I guess that my general message has gone through by now. That is, that a feeling for the past is an important aspect of the formation of the professional identity of radiologists — as well as for all other medical professions — and that contemporary material objects are especially powerful when it comes to created this professional identity.
And thus my call to you. A hundred years ago, in 1906 and 1907 a group of medical doctors here in Copenhagen circulated a letter to their colleagues to build a medical museum. Over the years their call was rewarded, so that today the Medical Museion at the University here in Copenhagen has hundreds of thousands of medical objects, donated by generations of medical doctors, including (as many of you know) an exquisite collection of radiological instruments.

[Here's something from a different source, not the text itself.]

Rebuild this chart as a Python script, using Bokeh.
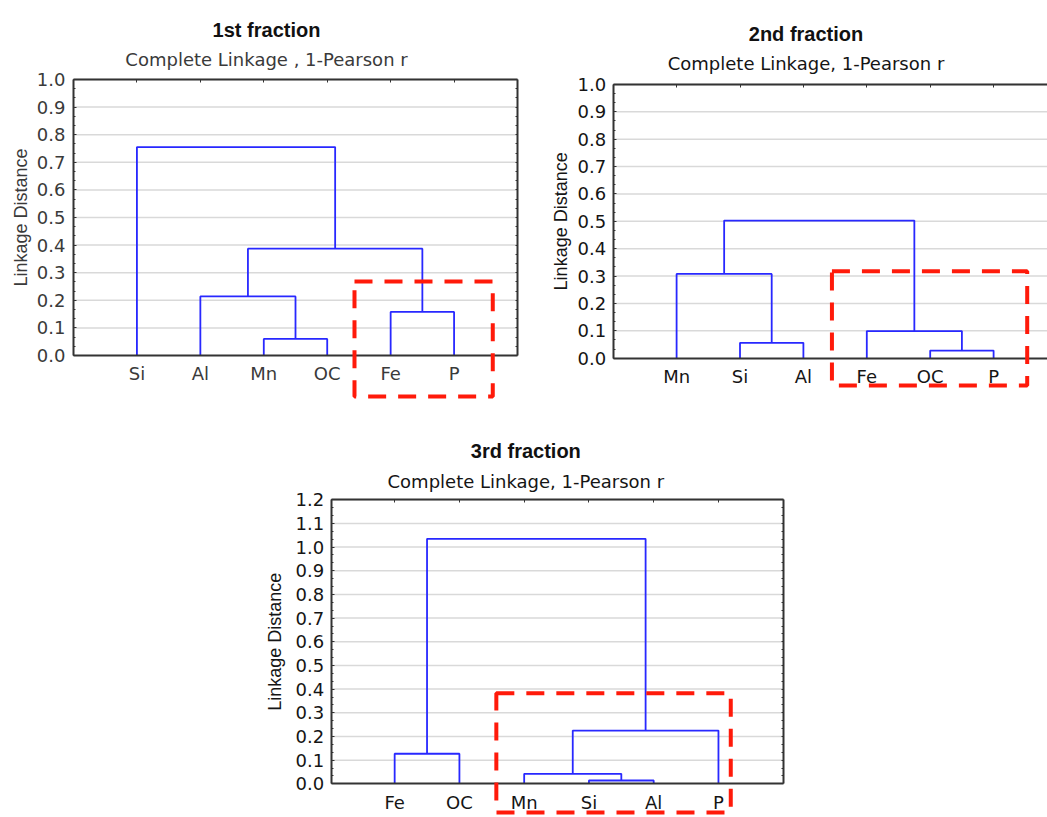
import math
from bokeh.plotting import figure
from bokeh.models import (ColumnDataSource, LinearAxis, FixedTicker, PrintfTickFormatter,
                          Range1d, BoxAnnotation, Label, Spacer)
from bokeh.layouts import column, row
from bokeh.embed import file_html
from bokeh.resources import INLINE

# ---------------- data ----------------
titles = ["1st fraction", "2nd fraction", "3rd fraction"]
subtitles = ["Complete Linkage , 1-Pearson r",
             "Complete Linkage, 1-Pearson r",
             "Complete Linkage, 1-Pearson r"]
y_label = "Linkage Distance"

leaves_1 = ["Si", "Al", "Mn", "OC", "Fe", "P"]
merge_left_1 = ["Mn", "Al", "Fe", "c1", "Si"]
merge_right_1 = ["OC", "c0", "P", "c2", "c3"]
merge_height_1 = [0.060, 0.214, 0.158, 0.387, 0.755]

leaves_2 = ["Mn", "Si", "Al", "Fe", "OC", "P"]
merge_left_2 = ["Si", "Mn", "OC", "Fe", "c1"]
merge_right_2 = ["Al", "c0", "P", "c2", "c3"]
merge_height_2 = [0.056, 0.308, 0.028, 0.099, 0.503]

leaves_3 = ["Fe", "OC", "Mn", "Si", "Al", "P"]
merge_left_3 = ["Si", "Mn", "c1", "Fe", "c3"]
merge_right_3 = ["Al", "c0", "P", "OC", "c2"]
merge_height_3 = [0.014, 0.042, 0.225, 0.127, 1.035]

y_max = [1.0, 1.0, 1.2]

# highlighted groups (red dashed boxes), in axis units
box_1 = dict(left=4.43, right=6.61, bottom=-0.149, top=0.268)
box_2 = dict(left=3.45, right=6.53, bottom=-0.100, top=0.318)
box_3 = dict(left=2.57, right=6.19, bottom=-0.121, top=0.383)

# ---------------- styles / layout ----------------
BLUE = "#2828ff"
RED = "#ff1a0a"
AXIS = "#333333"
GRID = "#d9d9d9"
TICK_FONT = "DejaVu Sans"
TITLE_FONT = "Liberation Sans"

# per panel: figure size, pixel position of the (0,0) data point, pixels per unit
layout_1 = dict(w=540, h=420, ox=73.0, oy=355.0, ux=63.43, uy=276.0, x_left=0.0, x_right=7.0,
                tick_standoff=8, x_standoff=7, title_x=3.043, title_y=1.180, sub_y=1.074,
                ylab_x=-0.82, text_color="#3a3a3a")
layout_2 = dict(w=507, h=420, ox=72.7, oy=357.7, ux=63.4, uy=273.7, x_left=0.0, x_right=None,
                tick_standoff=7, x_standoff=8, title_x=3.041, title_y=1.185, sub_y=1.078,
                ylab_x=-0.831, text_color="#151515")
layout_3 = dict(w=560, h=397, ox=79.4, oy=363.3, ux=64.76, uy=236.7, x_left=0.02, x_right=7.0,
                tick_standoff=7, x_standoff=8, title_x=3.025, title_y=1.404, sub_y=1.278,
                ylab_x=-0.845, text_color="#151515")


def dendro_lines(leaves, lefts, rights, heights):
    pos = {name: (i + 1.0, 0.0) for i, name in enumerate(leaves)}
    xs, ys = [], []
    for k, (a, b, h) in enumerate(zip(lefts, rights, heights)):
        xa, ha = pos[a]
        xb, hb = pos[b]
        xs.append([xa, xa, xb, xb])
        ys.append([ha, h, h, hb])
        pos[f"c{k}"] = ((xa + xb) / 2.0, h)
    return xs, ys


def make_panel(leaves, lefts, rights, heights, title, subtitle, ymax, box, L):
    x0, x1 = -L["ox"] / L["ux"], (L["w"] - L["ox"]) / L["ux"]
    y0, y1 = -(L["h"] - L["oy"]) / L["uy"], L["oy"] / L["uy"]
    p = figure(width=L["w"], height=L["h"], x_range=Range1d(x0, x1), y_range=Range1d(y0, y1),
               x_axis_type=None, y_axis_type=None,
               output_backend="svg", toolbar_location=None, title=None,
               min_border_left=0, min_border_right=0, min_border_top=0, min_border_bottom=0)
    p.outline_line_color = None
    p.background_fill_color = "white"
    p.border_fill_color = "white"

    xl = L["x_left"]
    xr = L["x_right"] if L["x_right"] is not None else x1
    ticks = list(range(1, len(leaves) + 1))
    n = int(round(ymax * 10))
    y_ticks = [round(i / 10, 1) for i in range(n + 1)]
    y_minor = [i / 30 for i in range(n * 3 + 1)]
    tc = L["text_color"]

    # horizontal grid lines at the y ticks, across the plot area only
    gy = y_ticks[1:]
    p.segment(x0=[xl] * len(gy), x1=[xr] * len(gy), y0=gy, y1=gy,
              line_color=GRID, line_width=1.5)

    # left axis
    ya = LinearAxis(fixed_location=xl, bounds=(0, ymax),
                    ticker=FixedTicker(ticks=y_ticks, minor_ticks=y_minor),
                    formatter=PrintfTickFormatter(format="%.1f"),
                    major_tick_in=3, major_tick_out=0, minor_tick_in=2, minor_tick_out=0,
                    axis_line_color=AXIS, axis_line_width=2,
                    major_tick_line_color=AXIS, minor_tick_line_color=AXIS,
                    major_label_standoff=L["tick_standoff"],
                    major_label_text_font=TICK_FONT, major_label_text_font_size="18px",
                    major_label_text_color=tc)
    p.add_layout(ya, "left")

    # bottom axis with leaf names
    xa = LinearAxis(fixed_location=0, bounds=(xl, xr), ticker=FixedTicker(ticks=ticks),
                    major_label_overrides={t: name for t, name in zip(ticks, leaves)},
                    major_tick_in=0, major_tick_out=0, minor_tick_in=0, minor_tick_out=0,
                    axis_line_color=AXIS, axis_line_width=2,
                    major_label_standoff=L["x_standoff"],
                    major_label_text_font=TICK_FONT, major_label_text_font_size="18px",
                    major_label_text_color=tc)
    p.add_layout(xa, "below")

    # top border with small marks at the leaves
    top = LinearAxis(fixed_location=ymax, bounds=(xl, xr),
                     ticker=FixedTicker(ticks=[], minor_ticks=ticks),
                     major_tick_in=0, major_tick_out=0, minor_tick_in=3, minor_tick_out=0,
                     axis_line_color=AXIS, axis_line_width=2, minor_tick_line_color=AXIS)
    p.add_layout(top, "above")

    if L["x_right"] is not None:
        right = LinearAxis(fixed_location=xr, bounds=(0, ymax),
                           ticker=FixedTicker(ticks=[], minor_ticks=y_minor),
                           major_tick_in=0, major_tick_out=0, minor_tick_in=2, minor_tick_out=0,
                           axis_line_color=AXIS, axis_line_width=2,
                           minor_tick_line_color=AXIS)
        p.add_layout(right, "right")

    xs, ys = dendro_lines(leaves, lefts, rights, heights)
    src = ColumnDataSource(dict(xs=xs, ys=ys))
    p.multi_line(xs="xs", ys="ys", source=src, line_color=BLUE, line_width=1.8)

    p.add_layout(BoxAnnotation(left=box["left"], right=box["right"], bottom=box["bottom"],
                               top=box["top"], fill_color=None, fill_alpha=0,
                               line_color=RED, line_alpha=1.0, line_width=4,
                               line_dash="18 12"))

    p.add_layout(Label(x=L["title_x"], y=L["title_y"], text=title, text_align="center",
                       text_baseline="alphabetic", text_font=TITLE_FONT,
                       text_font_style="bold", text_font_size="20px", text_color="#111111"))
    p.add_layout(Label(x=L["title_x"], y=L["sub_y"], text=subtitle, text_align="center",
                       text_baseline="alphabetic", text_font=TICK_FONT,
                       text_font_size="18px", text_color=tc))
    p.add_layout(Label(x=L["ylab_x"], y=ymax / 2, text=y_label, angle=math.pi / 2,
                       text_align="center", text_baseline="middle", text_font=TITLE_FONT,
                       text_font_size="18px", text_color=tc))
    return p


p1 = make_panel(leaves_1, merge_left_1, merge_right_1, merge_height_1, titles[0], subtitles[0],
                y_max[0], box_1, layout_1)
p2 = make_panel(leaves_2, merge_left_2, merge_right_2, merge_height_2, titles[1], subtitles[1],
                y_max[1], box_2, layout_2)
p3 = make_panel(leaves_3, merge_left_3, merge_right_3, merge_height_3, titles[2], subtitles[2],
                y_max[2], box_3, layout_3)

page = column(row(p1, p2), row(Spacer(width=250, height=layout_3["h"]), p3))

open("out.html", "w").write(file_html(page, INLINE))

In 2007 we celebrate the centennary of the foundation of the Medical Museion. And we think that the best way to celebrate this centennary is to perform a remake of the collection effort that started a hundred years ago. But now we don’t need more x-ray tubes. What we really want are your CT scanners, MRI scanner — and not least your PET scanners. Anything from the recent past that can go into our collections and be exhibited and function as a bowl of Madeleine cakes.